Bruins miss out: Jarome Iginla traded to Pittsburgh

Find Jarome Iginla.

Such was the name of the other game at the Garden Wednesday night, the one that didn’t feature the Bruins and Canadiens hooking up in the most raucous and entertaining 65-plus minutes of the season on Causeway Street. The Bruins ended up losing the evening’s entertainment via shootout, 6-5, and then Boston’s acquisition of Iginla, the aging warhorse right winger, also went deep, deep, deep into overtime.

The Bruins ended up losing out on that one, too.

Advertisement - Continue Reading Below

Shortly after midnight, TSN in Canada reported that the deal was done with the Bruins. Not so fast. Moments later, TSN revised its report, saying the Flames had dealt their longtime captain to the Penguins.

The Boston deal reportedly had the Bruins shipping defenseman Matt Bartkowski, prospect Alexander Khokhlachev, and a first-round pick to Calgary in return. But there was no confirmation from the Bruins. Now we know why.

Calgary instead received college prospects Kenneth Agostino (Yale) and Ben Hanowski (St. Cloud State), plus Pittsburgh’s first-round pick, in exchange for Iginla.

Committed to dealing the longtime face of their franchise, the Flames held the 35-year-old Iginla out of their home game against Colorado, and here on the East Coast, no one was saying much of anything for the record.

Although, in a break from standard operating procedure, Bruins coach Claude Julien at least acknowledged the trade buzz when asked about it during his postgame comments.

Earlier in the week, he said he hadn’t “heard a peep’’ from his players about the oncoming (April 3) trade deadline. But with Iggy-to-the-Hub rumors running rampant around the Garden, Julien said he called a couple of players into his office before the game in an attempt to calm them down.

“They were a little jumpy,’’ said Julien.

Which is when I asked Julien if he would be happy once the deadline had passed.

“If it works out,’’ he said, smiling, and opting not to define what “it’’ meant.

The “it’’ was obvious. It was Iginla.

He is a legend in southern Alberta, and in Canada, where hockey is everything, teams care about how the public perceives such important partings.

They are about to finish their fourth season without going to the playoffs.

There is a lot of hurt up there, and losing Iginla, no matter what the return, is going to dull the voice and heart of vox populi.

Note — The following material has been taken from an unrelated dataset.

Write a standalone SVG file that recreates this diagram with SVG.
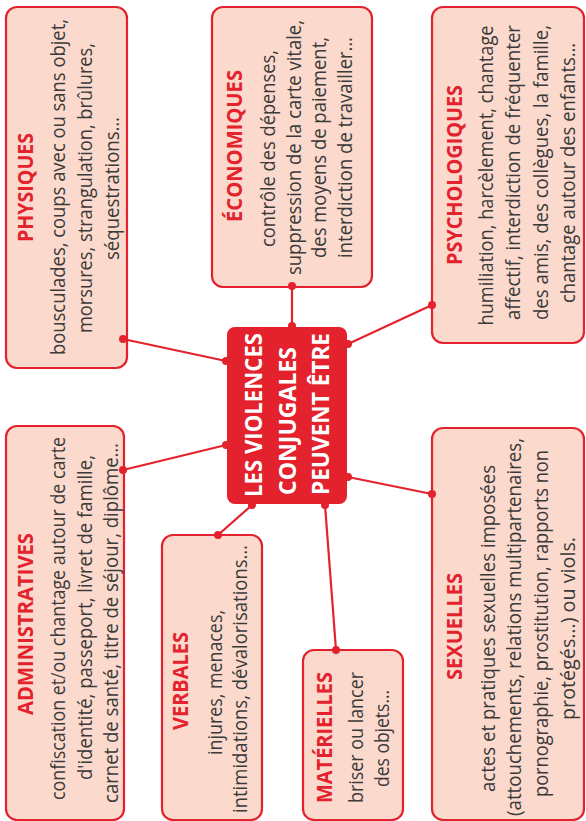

Meanwhile, Bartkowski was on Causeway Street but also was held out of the lineup, his spot filled by hurry-up call-up Torey Krug (who looked pretty good on the Boston power play, first unit).

Bartkowski no doubt was among those in Julien’s office prior to the game.

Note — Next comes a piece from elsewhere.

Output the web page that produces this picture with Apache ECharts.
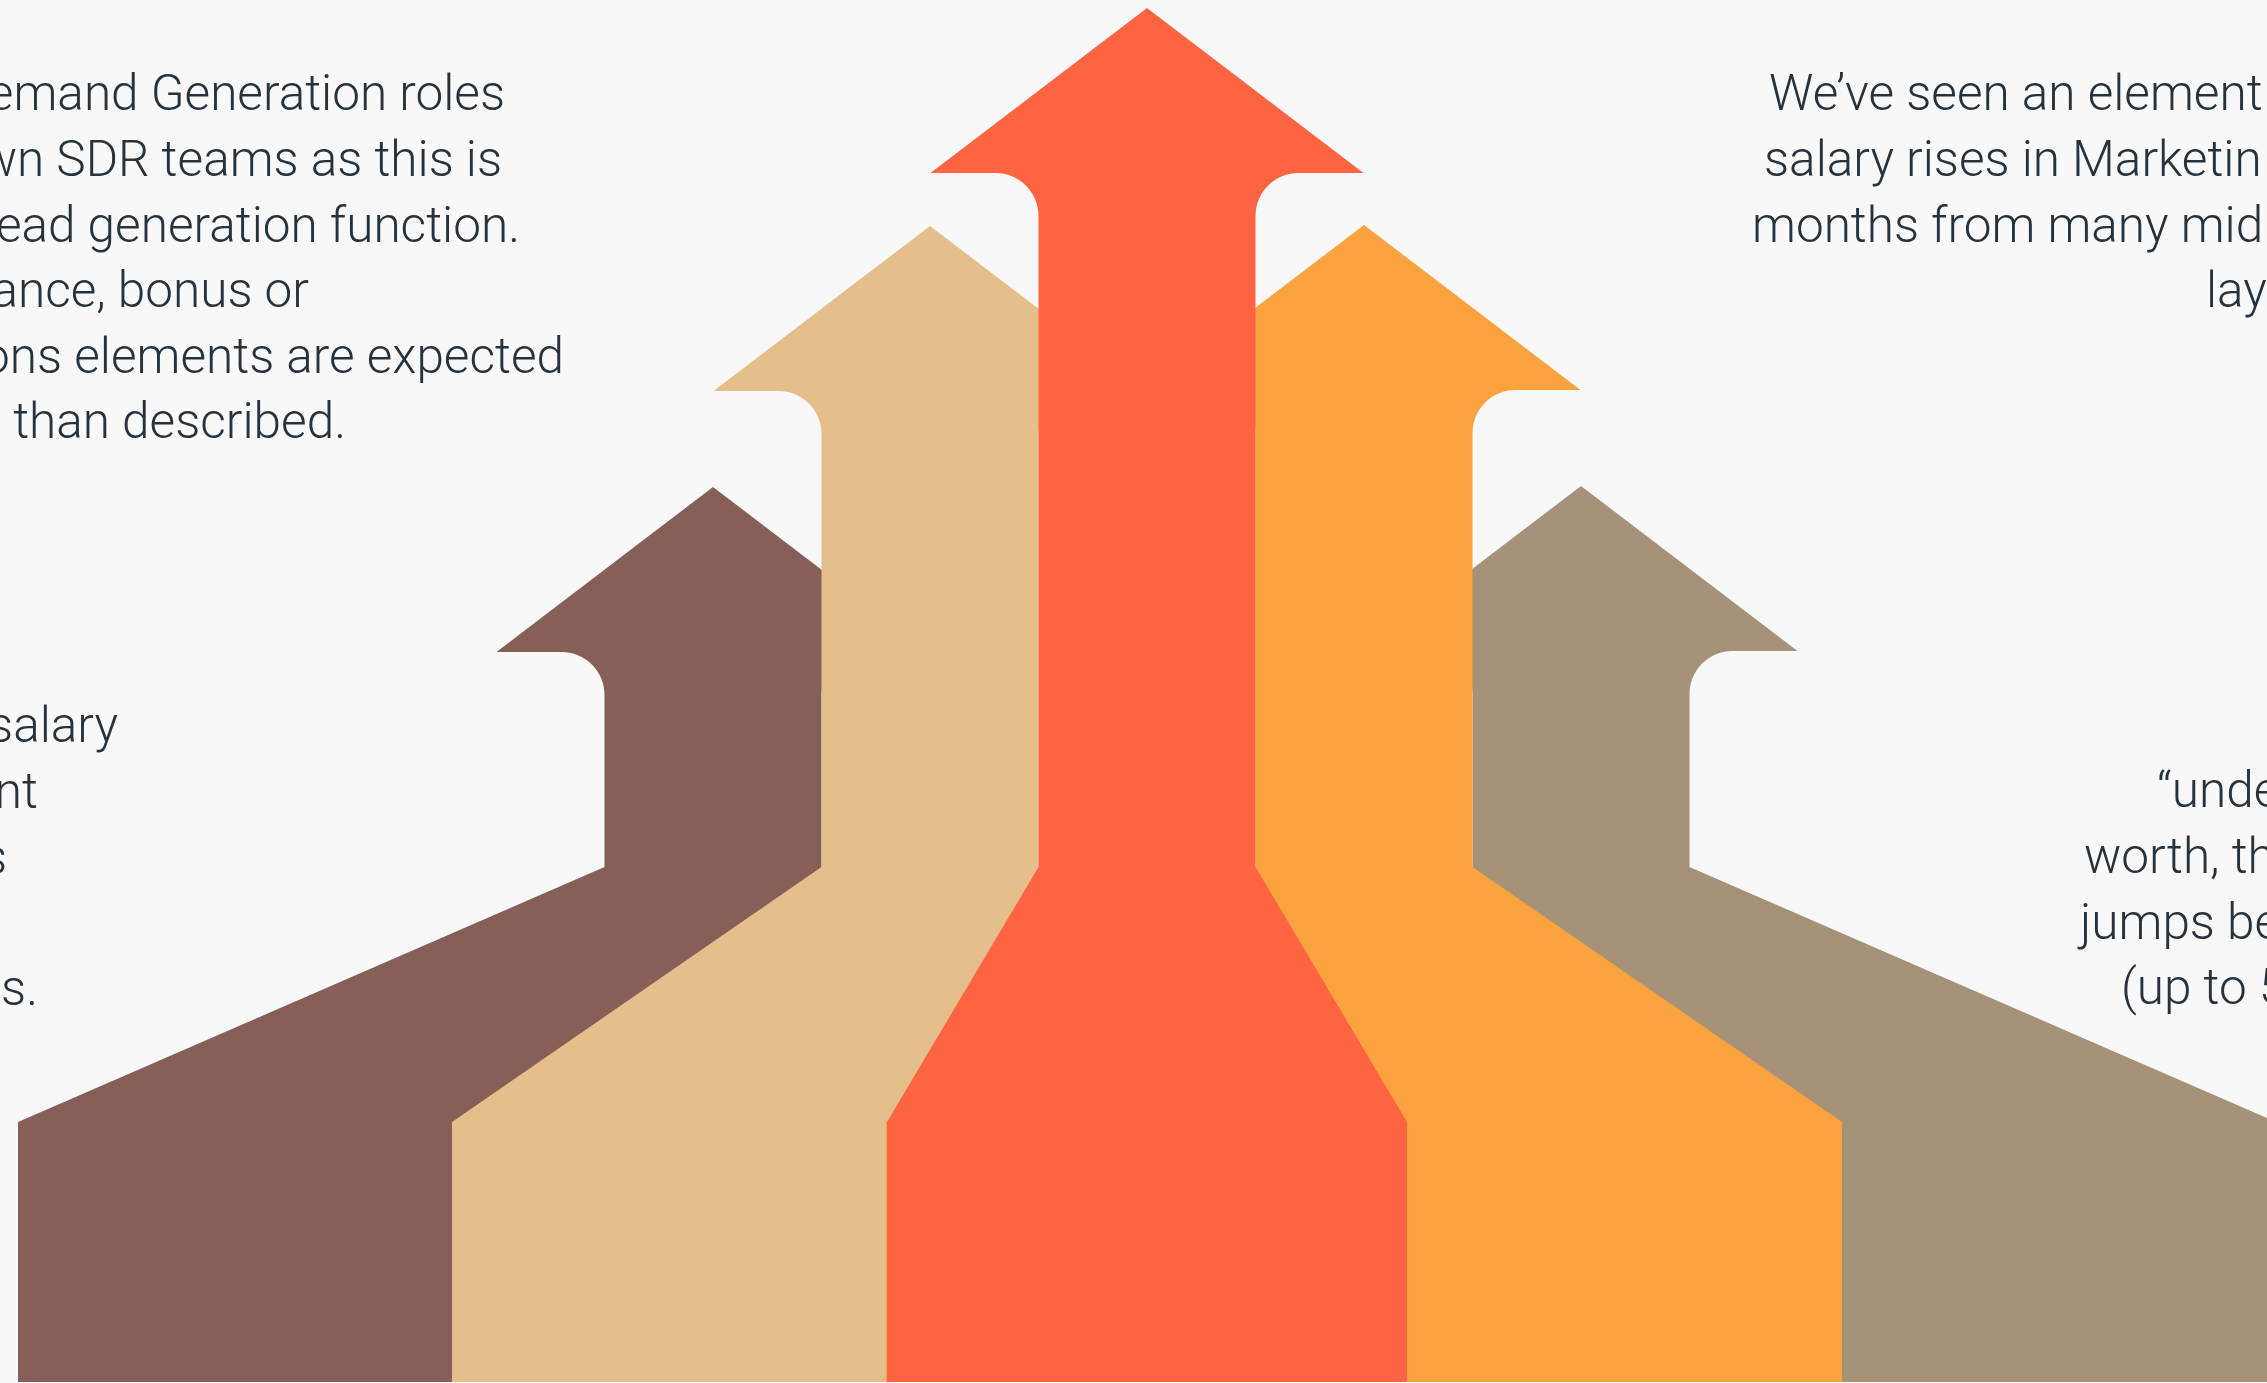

For what it’s worth, Bartkowski was among the first to leave the Boston dressing room postgame, but he was not lugging an equipment bag over his shoulder or wearing the forlorn look of the departed. Smartly dressed in jacket and tie, he strolled out leisurely.

He won’t be on the ice Thursday with the Bruins, but that’s no hint, either, because Julien again called off practice to give his tired charges a day of rest.

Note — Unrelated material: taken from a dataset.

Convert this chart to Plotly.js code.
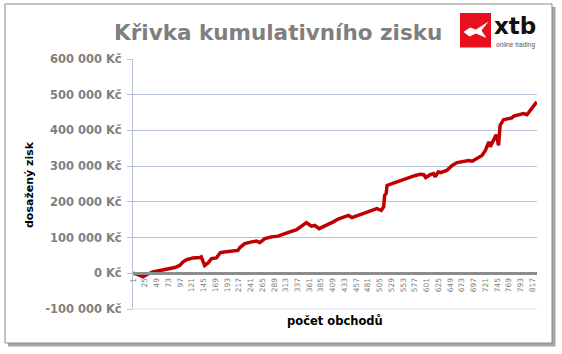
<!DOCTYPE html>
<html>
<head>
<meta charset="utf-8">
<script src="https://cdn.plot.ly/plotly-3.0.1.min.js"></script>
<style>html,body{margin:0;padding:0;background:#fff;}#chart{width:562px;height:354px;}</style>
</head>
<body>
<div id="chart"></div>
<script>
// ---- data ----
const trades = [1,11,21,28,41,62,76,86,96,103,110,123,137,140,144,147,154,161,171,179,191,205,215,219,229,243,253,260,270,284,297,311,324,335,345,355,365,372,381,389,400,410,420,428,441,448,462,475,489,499,508,513,515,518,520,530,540,550,564,578,588,595,599,608,615,618,625,629,642,653,663,676,687,694,704,714,721,728,731,738,743,748,751,758,768,775,779,789,799,806,816,826];
const profit = [0,-3600,-10000,-4000,3600,10000,15000,16000,22000,32000,38000,43000,44000,46000,32000,22000,29000,41000,43000,58000,60000,62000,64000,72000,83000,88000,90000,86000,97000,102000,104000,111000,116000,122000,132000,142000,132000,134000,125000,130000,136000,144000,152000,156000,162000,156000,162000,169000,176000,181000,176000,186000,218000,223000,246000,251000,256000,260000,268000,274000,277000,276000,268000,276000,279000,270000,284000,282000,288000,302000,310000,314000,316000,314000,321000,330000,344000,368000,354000,377000,388000,358000,414000,430000,433000,435000,440000,444000,447000,444000,461000,480000];
const yTickVals = [-100000,0,100000,200000,300000,400000,500000,600000];
const yTickText = ["-100 000 Kč","0 Kč","100 000 Kč","200 000 Kč","300 000 Kč","400 000 Kč","500 000 Kč","600 000 Kč"];
const xTickVals = [];
for (let v = 1; v <= 817; v += 24) xTickVals.push(v);
const xTickText = xTickVals.map(String);
const nTrades = 826;

// ---- layout helpers (pixel -> paper) ----
const L = 133, R = 537, T = 59, B = 309;
const X = px => (px - L) / (R - L);
const Y = py => (B - py) / (B - T);

const trace = {
  x: trades, y: profit, type: 'scatter', mode: 'lines',
  line: {color: '#c00000', width: 3.5},
  hoverinfo: 'skip'
};

const shapes = [
  // shadow of frame
  {type:'rect', xref:'paper', yref:'paper', x0:X(8), x1:X(555.5), y0:Y(346.5), y1:Y(7), fillcolor:'#a6a6a6', line:{width:0}, layer:'below'},
  // frame
  {type:'rect', xref:'paper', yref:'paper', x0:X(5), x1:X(552), y0:Y(343), y1:Y(4), fillcolor:'#ffffff', line:{color:'#8a8a8a', width:1}, layer:'below'},
  // bottom border of plot area
  {type:'line', xref:'paper', yref:'paper', x0:0, x1:1, y0:0, y1:0, line:{color:'#dde3ee', width:1}, layer:'below'},
  // logo red square
  {type:'rect', xref:'paper', yref:'paper', x0:X(460), x1:X(491), y0:Y(47.5), y1:Y(13), fillcolor:'#e8101c', line:{width:0}},
  // logo white mark
  {type:'path', xref:'paper', yref:'paper',
   path: 'M '+X(463.5)+','+Y(32)+' L '+X(470)+','+Y(27.5)+' L '+X(476)+','+Y(29.5)+' L '+X(488.5)+','+Y(21.5)+' L '+X(481.5)+','+Y(30.5)+' L '+X(486.5)+','+Y(38)+' L '+X(476)+','+Y(33.5)+' L '+X(469.5)+','+Y(36.5)+' Z',
   fillcolor:'#ffffff', line:{width:0}}
];

const annotations = [
  {text:'Křivka kumulativního zisku', xref:'paper', yref:'paper', x:X(278), y:Y(33), xanchor:'center', yanchor:'middle', showarrow:false,
   font:{family:'DejaVu Sans', size:21.5, color:'#7f7f7f', weight:'bold'}},
  {text:'xtb', xref:'paper', yref:'paper', x:X(492), y:Y(25.5), xanchor:'left', yanchor:'middle', showarrow:false,
   font:{family:'DejaVu Sans', size:23, color:'#111111', weight:'bold'}},
  {text:'online trading', xref:'paper', yref:'paper', x:X(493.5), y:Y(45), xanchor:'left', yanchor:'middle', showarrow:false,
   font:{family:'Liberation Sans', size:6.5, color:'#555555'}},
  {text:'dosažený zisk', xref:'paper', yref:'paper', x:X(29), y:Y(185), xanchor:'center', yanchor:'middle', textangle:-90, showarrow:false,
   font:{family:'DejaVu Sans', size:11, color:'#000000', weight:'bold'}},
  {text:'počet obchodů', xref:'paper', yref:'paper', x:X(335), y:Y(321), xanchor:'center', yanchor:'middle', showarrow:false,
   font:{family:'DejaVu Sans', size:11.5, color:'#000000', weight:'bold'}}
];

const layout = {
  width: 562, height: 354,
  margin: {l: L, r: 562 - R, t: T, b: 354 - B, pad: 0},
  paper_bgcolor: '#ffffff',
  plot_bgcolor: 'rgba(0,0,0,0)',
  showlegend: false,
  xaxis: {
    type: 'linear', range: [0.5, nTrades + 0.5],
    anchor: 'free', position: Y(273),
    tickmode: 'array', tickvals: xTickVals, ticktext: xTickText, tickangle: -90,
    tickfont: {family: 'DejaVu Sans', size: 7.5, color: '#808080'},
    showgrid: false, zeroline: false,
    showline: true, linecolor: '#8c8c8c', linewidth: 3,
    ticks: '', fixedrange: true
  },
  yaxis: {
    range: [-100000, 600000],
    tickmode: 'array', tickvals: yTickVals, ticktext: yTickText,
    tickfont: {family: 'DejaVu Sans', size: 11.5, color: '#808080', weight: 'bold'},
    showgrid: true, gridcolor: '#b4c1d9', gridwidth: 1,
    zeroline: false,
    showline: true, linecolor: '#b4c1d9', linewidth: 1,
    ticks: 'outside', ticklen: 5, tickcolor: '#b4c1d9',
    ticklabelstandoff: 3, fixedrange: true
  },
  shapes: shapes,
  annotations: annotations
};

Plotly.newPlot('chart', [trace], layout, {displayModeBar: false, staticPlot: true});
</script>
</body>
</html>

Why did a deal with the Bruins not happen? Maybe with the Bruins unwilling to part with top goalie prospect Malcolm Subban, perhaps Flames general manager Jay Feaster pocketed the Boston offer and leveraged a better deal out of Pittsburgh.

The Penguins have to hope Iginla’s sagging game the last season and a half is less related to his age and his 1,200-plus games than it is to just being with a bad Flames team. They haven’t qualified for the playoffs since the spring of 2009 and Iginla, who has been a mainstay there since October 1996, is running out of time to win a Cup.

If Iginla goes to Pittsburgh and plays like Ray Bourque did in Colorado after his late-in-life kick at the Cup, then GM Peter Chiarelli will be knocked for not making a deal. But if Iginla’s just, well, old and petering out the way even courageous and aged players do, then it’s a pricy package gone for naught.

That bit of risk, frankly, is why Subban was not part of the deal. Subban has the chance to blossom into an elite franchise goaltender.

If Iginla turned out to be less than hoped for, and Subban had a 10-15-year run with the Flames, then that’s a view in the rearview mirror that stays and stays and stays.

For now, we wait. As Boston went to sleep Wednesday night, and as Calgary did the same, a light remained on here on Causeway Street. It went out shortly after 1:30 a.m. There’s one in Pittsburgh that still shining brightly, welcoming Iginla.